AIM OF THE TASK >>
Can you print the data exactly and leave out each image?

[Dataset records]
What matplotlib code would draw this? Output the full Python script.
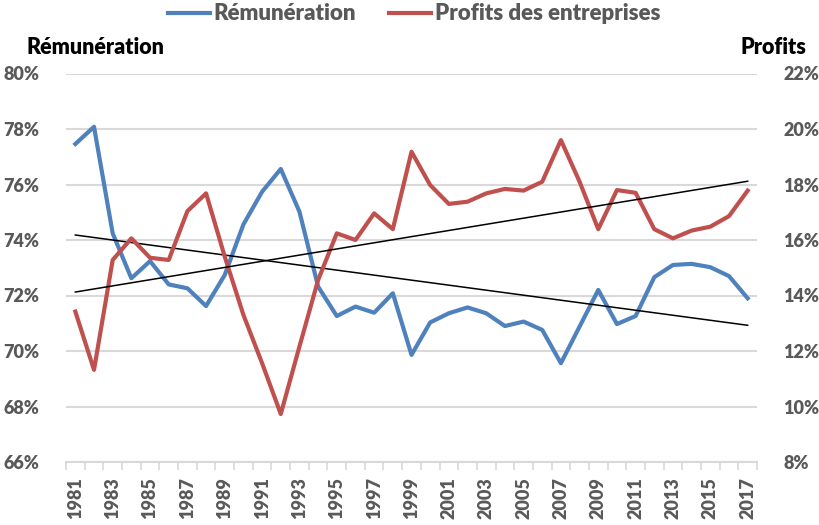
import numpy as np
import matplotlib
matplotlib.use("Agg")
import matplotlib.pyplot as plt
from matplotlib.ticker import FixedLocator, FuncFormatter

plt.rcParams['font.family'] = ['Lato', 'DejaVu Sans']
plt.rcParams['font.weight'] = 'heavy'

# data
years = list(range(1981, 2018))
remuneration = [77.46, 78.08, 74.24, 72.62, 73.24, 72.40, 72.26, 71.62, 72.74, 74.56,
                75.74, 76.56, 75.02, 72.32, 71.26, 71.60, 71.38, 72.08, 69.86, 71.03,
                71.36, 71.57, 71.36, 70.90, 71.06, 70.76, 69.56, 70.88, 72.20, 70.97,
                71.26, 72.66, 73.10, 73.14, 73.02, 72.70, 71.90]
profits = [13.42, 11.32, 15.28, 16.06, 15.36, 15.28, 17.04, 17.68, 15.40, 13.30,
           11.56, 9.73, 12.16, 14.56, 16.24, 16.00, 16.96, 16.39, 19.18, 17.98,
           17.30, 17.38, 17.68, 17.84, 17.78, 18.10, 19.60, 18.10, 16.39, 17.80,
           17.70, 16.39, 16.06, 16.34, 16.48, 16.86, 17.78]
label_years = years[::2]

blue = '#4F81BD'
red = '#C0504D'
grey_txt = '#595959'
grid_c = '#D9D9D9'

fig = plt.figure(figsize=(8.19, 5.25), dpi=100)
ax = fig.add_axes([66/819, 1-462/525, (757-66)/819, (462-73.5)/525])
ax2 = ax.twinx()

x = np.array(years)
l1, = ax.plot(x, remuneration, color=blue, lw=3.0, solid_joinstyle='round', zorder=3)
l2, = ax2.plot(x, profits, color=red, lw=3.0, solid_joinstyle='round', zorder=3)

# linear trends
c1 = np.polyfit(x, remuneration, 1)
c2 = np.polyfit(x, profits, 1)
ax.plot(x, np.polyval(c1, x), color='black', lw=1.1, zorder=4)
ax2.plot(x, np.polyval(c2, x), color='black', lw=1.1, zorder=4)

ax.set_xlim(1980.5, 2017.5)
ax.set_ylim(66, 80)
ax2.set_ylim(8, 22)
ax.set_yticks(range(66, 81, 2))
ax2.set_yticks(range(8, 23, 2))
pct = FuncFormatter(lambda v, p: f"{v:.0f}%")
ax.yaxis.set_major_formatter(pct)
ax2.yaxis.set_major_formatter(pct)

ax.yaxis.grid(True, color=grid_c, lw=1.5)
ax.set_axisbelow(True)
for s in ['top', 'left', 'right']:
    ax.spines[s].set_visible(False)
    ax2.spines[s].set_visible(False)
ax2.spines['bottom'].set_visible(False)
ax.spines['bottom'].set_color(grid_c)
ax.spines['bottom'].set_linewidth(1.5)

ax.set_xticks(label_years)
ax.set_xticklabels([str(y) for y in label_years], rotation=90)
ax.xaxis.set_minor_locator(FixedLocator(np.arange(1980.5, 2018, 1)))
ax.tick_params(axis='x', which='major', length=0, pad=11, labelsize=13, labelcolor=grey_txt)
ax.tick_params(axis='x', which='minor', length=6, width=1.2, color=grid_c)
ax.tick_params(axis='y', length=0, pad=19, labelsize=13, labelcolor=grey_txt)
ax2.tick_params(axis='y', length=0, pad=19, labelsize=13, labelcolor=grey_txt)

fig.text(27/819, 1-48/525, 'Rémunération', fontsize=15.5, fontweight='heavy', va='center', ha='left')
fig.text(806/819, 1-48/525, 'Profits', fontsize=15.5, fontweight='heavy', va='center', ha='right')

fig.legend([l1, l2], ['Rémunération', 'Profits des entreprises'], loc='center',
           bbox_to_anchor=(414/819, 1-14/525), ncol=2, frameon=False,
           prop={'size': 16, 'weight': 'heavy'}, labelcolor=grey_txt,
           handlelength=1.9, handletextpad=0.15, columnspacing=1.5,
           borderpad=0, borderaxespad=0)

fig.savefig('out.png', dpi=100)
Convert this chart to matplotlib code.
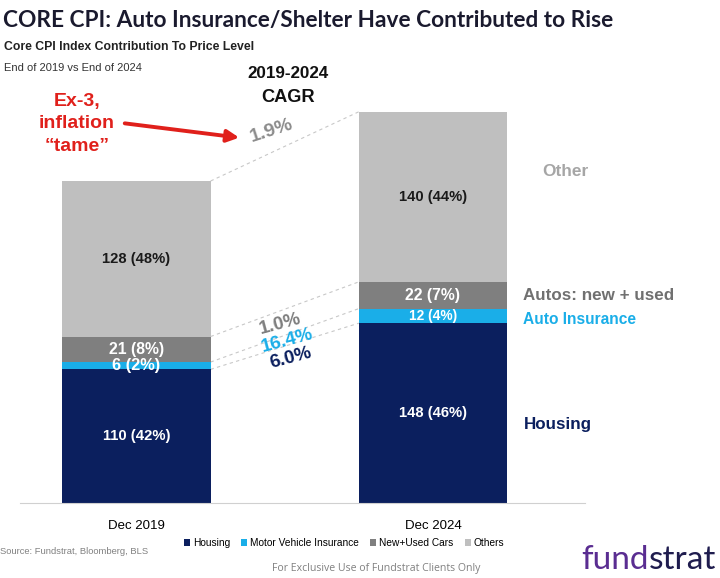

TASK SOLUTION >>
What matplotlib code would draw this? Output the full Python script.
import numpy as np
import matplotlib
matplotlib.use("Agg")
import matplotlib.pyplot as plt
from matplotlib.ticker import FixedLocator, FuncFormatter

plt.rcParams['font.family'] = ['Lato', 'DejaVu Sans']
plt.rcParams['font.weight'] = 'heavy'

# data
years = list(range(1981, 2018))
remuneration = [77.46, 78.08, 74.24, 72.62, 73.24, 72.40, 72.26, 71.62, 72.74, 74.56,
                75.74, 76.56, 75.02, 72.32, 71.26, 71.60, 71.38, 72.08, 69.86, 71.03,
                71.36, 71.57, 71.36, 70.90, 71.06, 70.76, 69.56, 70.88, 72.20, 70.97,
                71.26, 72.66, 73.10, 73.14, 73.02, 72.70, 71.90]
profits = [13.42, 11.32, 15.28, 16.06, 15.36, 15.28, 17.04, 17.68, 15.40, 13.30,
           11.56, 9.73, 12.16, 14.56, 16.24, 16.00, 16.96, 16.39, 19.18, 17.98,
           17.30, 17.38, 17.68, 17.84, 17.78, 18.10, 19.60, 18.10, 16.39, 17.80,
           17.70, 16.39, 16.06, 16.34, 16.48, 16.86, 17.78]
label_years = years[::2]

blue = '#4F81BD'
red = '#C0504D'
grey_txt = '#595959'
grid_c = '#D9D9D9'

fig = plt.figure(figsize=(8.19, 5.25), dpi=100)
ax = fig.add_axes([66/819, 1-462/525, (757-66)/819, (462-73.5)/525])
ax2 = ax.twinx()

x = np.array(years)
l1, = ax.plot(x, remuneration, color=blue, lw=3.0, solid_joinstyle='round', zorder=3)
l2, = ax2.plot(x, profits, color=red, lw=3.0, solid_joinstyle='round', zorder=3)

# linear trends
c1 = np.polyfit(x, remuneration, 1)
c2 = np.polyfit(x, profits, 1)
ax.plot(x, np.polyval(c1, x), color='black', lw=1.1, zorder=4)
ax2.plot(x, np.polyval(c2, x), color='black', lw=1.1, zorder=4)

ax.set_xlim(1980.5, 2017.5)
ax.set_ylim(66, 80)
ax2.set_ylim(8, 22)
ax.set_yticks(range(66, 81, 2))
ax2.set_yticks(range(8, 23, 2))
pct = FuncFormatter(lambda v, p: f"{v:.0f}%")
ax.yaxis.set_major_formatter(pct)
ax2.yaxis.set_major_formatter(pct)

ax.yaxis.grid(True, color=grid_c, lw=1.5)
ax.set_axisbelow(True)
for s in ['top', 'left', 'right']:
    ax.spines[s].set_visible(False)
    ax2.spines[s].set_visible(False)
ax2.spines['bottom'].set_visible(False)
ax.spines['bottom'].set_color(grid_c)
ax.spines['bottom'].set_linewidth(1.5)

ax.set_xticks(label_years)
ax.set_xticklabels([str(y) for y in label_years], rotation=90)
ax.xaxis.set_minor_locator(FixedLocator(np.arange(1980.5, 2018, 1)))
ax.tick_params(axis='x', which='major', length=0, pad=11, labelsize=13, labelcolor=grey_txt)
ax.tick_params(axis='x', which='minor', length=6, width=1.2, color=grid_c)
ax.tick_params(axis='y', length=0, pad=19, labelsize=13, labelcolor=grey_txt)
ax2.tick_params(axis='y', length=0, pad=19, labelsize=13, labelcolor=grey_txt)

fig.text(27/819, 1-48/525, 'Rémunération', fontsize=15.5, fontweight='heavy', va='center', ha='left')
fig.text(806/819, 1-48/525, 'Profits', fontsize=15.5, fontweight='heavy', va='center', ha='right')

fig.legend([l1, l2], ['Rémunération', 'Profits des entreprises'], loc='center',
           bbox_to_anchor=(414/819, 1-14/525), ncol=2, frameon=False,
           prop={'size': 16, 'weight': 'heavy'}, labelcolor=grey_txt,
           handlelength=1.9, handletextpad=0.15, columnspacing=1.5,
           borderpad=0, borderaxespad=0)

fig.savefig('out.png', dpi=100)
Convert this chart to matplotlib code.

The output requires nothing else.